Excellent discussion, Lynn.
"It is VERY wrong in "my world" to take someone who has suffered physically from multiple childbirths too close together, emotionally, from either false or poorly balanced teaching, and is very confused about it all right now, read some of her current comments in various places and then say, "I have to wonder if it has become her schtick, her calling card, her bid for another sympathy fix."
It's very wrong "in my world" to slam someone when they're down, by speculating about them having immature, self-centered motives for talking about their problems from time to time."
Amen! Kamilla should be ashamed of herself. I am very thankful that God, in His grace and mercy, spared her from the things "commenter" has had to go through. Too bad she doesn't have a compassionate bone in her body for anyone who doesn't see things her way. Of course it is easy to be a "know it all" when you haven't "been there and done that". I have often learned the most when I have had to walk in another person's shoes and it has put to shame the black/white thinking I used to hold so firmly to.

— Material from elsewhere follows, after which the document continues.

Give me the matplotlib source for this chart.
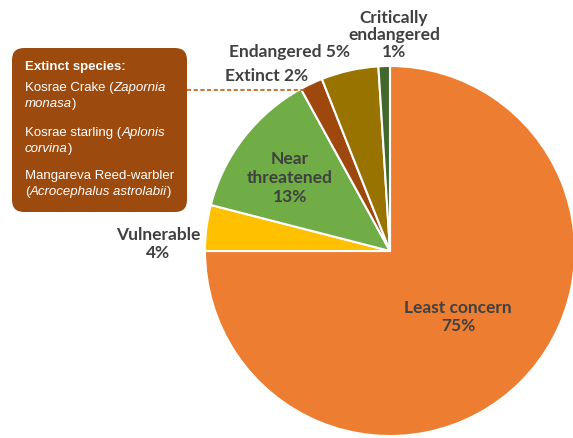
import matplotlib
matplotlib.use("Agg")
import matplotlib.pyplot as plt
from matplotlib.patches import FancyBboxPatch

W, H = 573, 439

categories: list[str] = ["Least concern", "Vulnerable", "Near threatened",
                         "Extinct", "Endangered", "Critically endangered"]
shares: list[int] = [75, 4, 13, 2, 5, 1]
colors: list[str] = ["#ED7D31", "#FFC000", "#70AD47", "#9E480E", "#997300", "#43682B"]

extinct_species: list[tuple[str, str, str]] = [
    ("Kosrae Crake (", "Zapornia", "monasa"),
    ("Kosrae starling (", "Aplonis", "corvina"),
    ("Mangareva Reed-warbler", "", "Acrocephalus astrolabii"),
]

LABEL_FONT = ["Lato", "DejaVu Sans"]
BOX_FONT = ["Liberation Sans", "DejaVu Sans"]
LABEL_COLOR = "#404040"


def py(y):
    # pixel rows are counted from the top of the image
    return H - y


fig = plt.figure(figsize=(W / 100, H / 100), dpi=100)
ax = fig.add_axes([0, 0, 1, 1])

ax.pie(shares, colors=colors, startangle=90, counterclock=False,
       center=(390, py(252)), radius=185,
       wedgeprops=dict(edgecolor="white", linewidth=1.5))
ax.set_xlim(0, W)
ax.set_ylim(0, H)
ax.set_aspect("equal")
ax.axis("off")

label_kw = dict(fontsize=12.5, fontweight="bold", color=LABEL_COLOR,
                family=LABEL_FONT, ha="center", va="center", linespacing=1.2)
ax.text(458, py(317), f"{categories[0]}\n{shares[0]}%", **label_kw)
ax.text(158, py(244), f"{categories[1]}\n{shares[1]}%", **label_kw)
ax.text(290, py(178), f"Near\nthreatened\n{shares[2]}%", **label_kw)
ax.text(267, py(76), f"{categories[3]} {shares[3]}%", **label_kw)
ax.text(289, py(52), f"{categories[4]} {shares[4]}%", **label_kw)
ax.text(394, py(35), f"Critically\nendangered\n{shares[5]}%",
        **{**label_kw, "linespacing": 1.05})

# callout box listing the extinct species
box = FancyBboxPatch((12 + 12, py(213) + 12), 175 - 24, 164 - 24,
                     boxstyle="round,pad=12", facecolor="#9C4A0E",
                     edgecolor="none", zorder=3)
ax.add_patch(box)
ax.plot([187, 305], [py(91), py(91)], color="#C55A11", linewidth=1.2,
        linestyle=(0, (2.5, 1.5)), zorder=2)

box_kw = dict(fontsize=9.5, color="white", family=BOX_FONT, va="center", zorder=4)
ax.text(25, py(67), "Extinct species:", fontweight="bold", **box_kw)

fig.canvas.draw()
renderer = fig.canvas.get_renderer()
inv = ax.transData.inverted()


def write_line(x, y, parts):
    # parts: list of (text, italic) drawn one after another
    for txt, italic in parts:
        if not txt:
            continue
        t = ax.text(x, y, txt, style="italic" if italic else "normal", **box_kw)
        bb = t.get_window_extent(renderer)
        x = inv.transform((bb.x1, bb.y0))[0]


rows = [
    (py(88), [("Kosrae Crake (", False), ("Zapornia", True)]),
    (py(104), [("monasa", True), (")", False)]),
    (py(133), [("Kosrae starling (", False), ("Aplonis", True)]),
    (py(149), [("corvina", True), (")", False)]),
    (py(176), [("Mangareva Reed-warbler", False)]),
    (py(192), [("(", False), ("Acrocephalus astrolabii", True), (")", False)]),
]
for y, parts in rows:
    write_line(25, y, parts)

fig.savefig("out.png", dpi=100)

I am glad to see that the Baylys are consistent. :-) That is about the nicest thing I can same about them.
Corrie, I wish I could say more about this subject, but I can't. But if I could, or you could (I presume you know some more of the facts here, which are verifiable), it would shed a whole lot of light on why I got riled up at Pastor David Bayly for saying WE were the Stalinist apparatchicks who jumped to conclusions. Kamilla and those at the Bayly blog don't know some of the facts I'm pretty sure we both were made privy to.
I agree with you. And for those who have the patriarchal glasses on their eyes who read this, agreement with Corrie does NOT mean I understand everything about Commenter's situation, and that I agree with everything she writes online about egalitarian teaching. ALL I'm saying is, "Don't be so judgmental from a distance about someone who is suffering," and after I wrote this post I was given more information about the situation, which only makes my point more emphatic.
I'm sorry to have to write that last part, but some patriarchalists are very dense, it seems.